Taking care of the mentally ill? We'll sort it out later. Pay for the looming billion-dollar bill for building new schools? Worry about it mañana. Smaller class sizes? We'll make the kids recite the Declaration of Independence instead.
The big winner at the Legislature this year was, predictably, the Arizona Cardinals, who showed everybody where the Legislature's priorities were. For all their tough talk, lawmakers eventually caved like, well, a house of cards, agreeing to allow Maricopa County taxpayers to vote on whether to build an NFL palace with higher taxes on car rentals and hotel rooms.
And what did Pima County lawmakers, who supported the deal, get out of it? A chance to likewise sock the tourists with a bed tax down here, with the proceeds flowing to the Metropolitan Tucson Convention & Visitors Bureau. The bureau could see its budget double, to more than $8 million a year. That's a lot of glossy brochures.
With Pima County's desperate financial straits, why can't the money be used elsewhere -- say, to help pave a road? Because lawmakers have resisted efforts to allow tourist taxes to be spent on anything besides tourism -- and apparently, tourists don't use roads, although they rent plenty of cars.
How about really doing something to attract tourists -- namely, keeping vacation costs low by voting no on this one in November?
COLORADO ROCKY: TUSD's lame-duck Superintendent George F. Garcia is on the road again trying out for a similar post in the smaller Boulder Valley School District. Garcia, who lost his gamble for the top public schools job in Las Vegas, is setting his sights much lower in a system with just 27,000 students. Garcia, one of five candidates interviewing, was the subject of a puff-file in the Boulder Daily Camera that, among other things, had former Mayor George Miller praising Garcia for the new Drachman School site -- a good end to a bad land scam by the city and TUSD. Garcia is done here June 30. His wife, Mary, the Leona Helmsley of the Sunnyside Unified School District, also is done this summer.
GAP ATTACK: George Garcia's big deal at TUSD has been "attacking the gap" -- to raise the student performance. But it's a Gap attack that entranced his workers. An advertising ploy, purportedly from the Gap clothing store, recently swirled around the computers of TUSD's hard-at-work bureaucrats and administrators. The booty, some kind of discount, was so enticing that too many TUSD staffers logged on. The result? A crashed system where school business was stifled.
MEET THE CANDIDATES: The Pima Association of Taxpayers is hosting a forum for candidates in the hotly contested Amphi School Board recall race, as well as the upcoming Oro Valley Town Council election.
The forum is this Saturday, April 29, at Nanini Library, 7300 N. Shannon Road.
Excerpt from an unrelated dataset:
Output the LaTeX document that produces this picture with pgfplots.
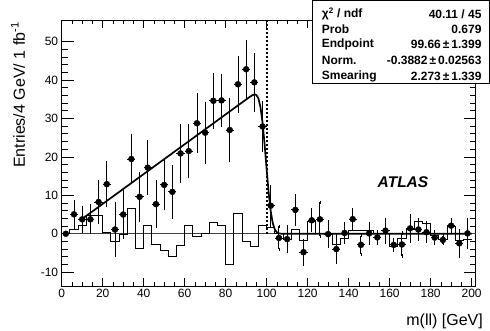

You can hear what Oro Valley Town Council candidates have to say from 1 to 2:15 p.m. Candidates in the Amphi School Board race will be on hand from 2:30 to 3:45 p.m.
RUMMAGE AROUND: Amphi Board member Ken Smith has run up considerable legal fees in his ongoing battle against County Attorney Barbara LaWall, who is seeking to boot him from the Amphi Board because his wife is enrolled in the district's early retirement program.
Smith's supporters hope to help him pay off some of those legal bills with a rummage sale at 9000 N. Oracle Road this Saturday, April 29, from 8 a.m. to 2 p.m. Along with furniture, plants, books and clothes, you'll be able to pick up a "Free Ken Smith" T-shirt -- sure to become a collector's item!
AVALANCE OF OPPOSTION: Ignoring overwhelming public outrage, the Arizona Department of Transportation is proceeding with plans to construct a rockfall containment project at a highway pullout outside of Patagonia (see "Rocky Road?" March 30). At a recent meeting, ADOT officials gave clear indication of their intention to construct a ditch to catch the rare rolling rocks before they can reach the road, no matter what area residents think. The highway builders insist the ditch must be built, even though they can show only five incidences in the last five years of rocks of any size reaching the roadway. At the conclusion of the meeting, angry audience members vowed to stop the project through litigation, while the bureaucrats returned to their desks to plan for the boondoggle.
SWINGS AND MISSES: Members of the Amphi High School girls softball team are wearing inspirational T-shirts which read "We've all gotten past third base; How far have you gone?"
We understand that the use of baseball lingo to discuss sexual activity is outdated and probably even sexist, so the kids almost certainly didn't get the reference. But shouldn't it have been caught by an adult somewhere along the line?